Myrick and Sanchez also produced a mock documentary for the Sci Fi Channel entitled Curse of the Blair Witch. Curse is also notable for its ability to make you believe that you are watching an actual documentary, down to the faked forties newsreels and the cheesy (but fictional) show about witches from the seventies. Curse of the Blair Witch is required viewing, either before or after you see The Blair Witch Project -- preferably before you see the film itself, as the special provides desperately needed background information that can make tiny details significant.
"Dude, am I gonna be interviewed
by Leonard Nimoy?"
At the end of the film, one viewer seated behind us asked her companion: "So was it real or not?" This is the power that this film has: unless you've been briefed on its origin, it can fool you completely with its realism. There are no clever effects shots or contrived one-liners, merely a handful of weird happenings and some genuinely creeped-out reactions by our heroes, with whom we identify more and more. We know from the framework that they are doomed, but the movie taunts its audience with slight glimmers of hope that the threesome might emerge from the woods, only to dash those hopes and make it all the more tragic when they meet their respective ends.

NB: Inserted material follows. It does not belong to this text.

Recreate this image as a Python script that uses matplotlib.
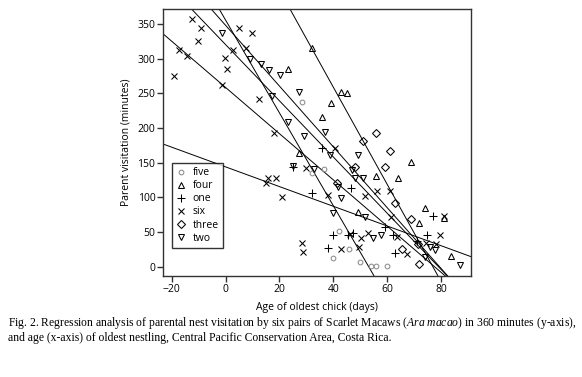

Hard core horror buffs may not find The Blair Witch Project terribly frightening, and we'll admit there weren't many scenes that had us ready to jump straight up in the air, but the slow, certain manner in which evidence of an evil something in the woods comes to light is unnerving. Tell the truth: how often can a film convince you that a pile of rocks or a bundle of twigs are signs of evil at work? The point-of-view camera work puts us behind the eyes of Heather and her compatriots: lost, tired, and desperately scared. These actors went to hell and back for this movie, and we go with them.
The film's directors should be recognized for doing something truly remarkable in filmmaking: they have found a new way to make a motion picture, and the results of this immersive process are startlingly effective. We can see the Method Filmmaking copycats emerging from the Hollywood woodwork already, but the truth is that few films will be able to recapture the essence of Blair Witch, and none will surpass its novelty.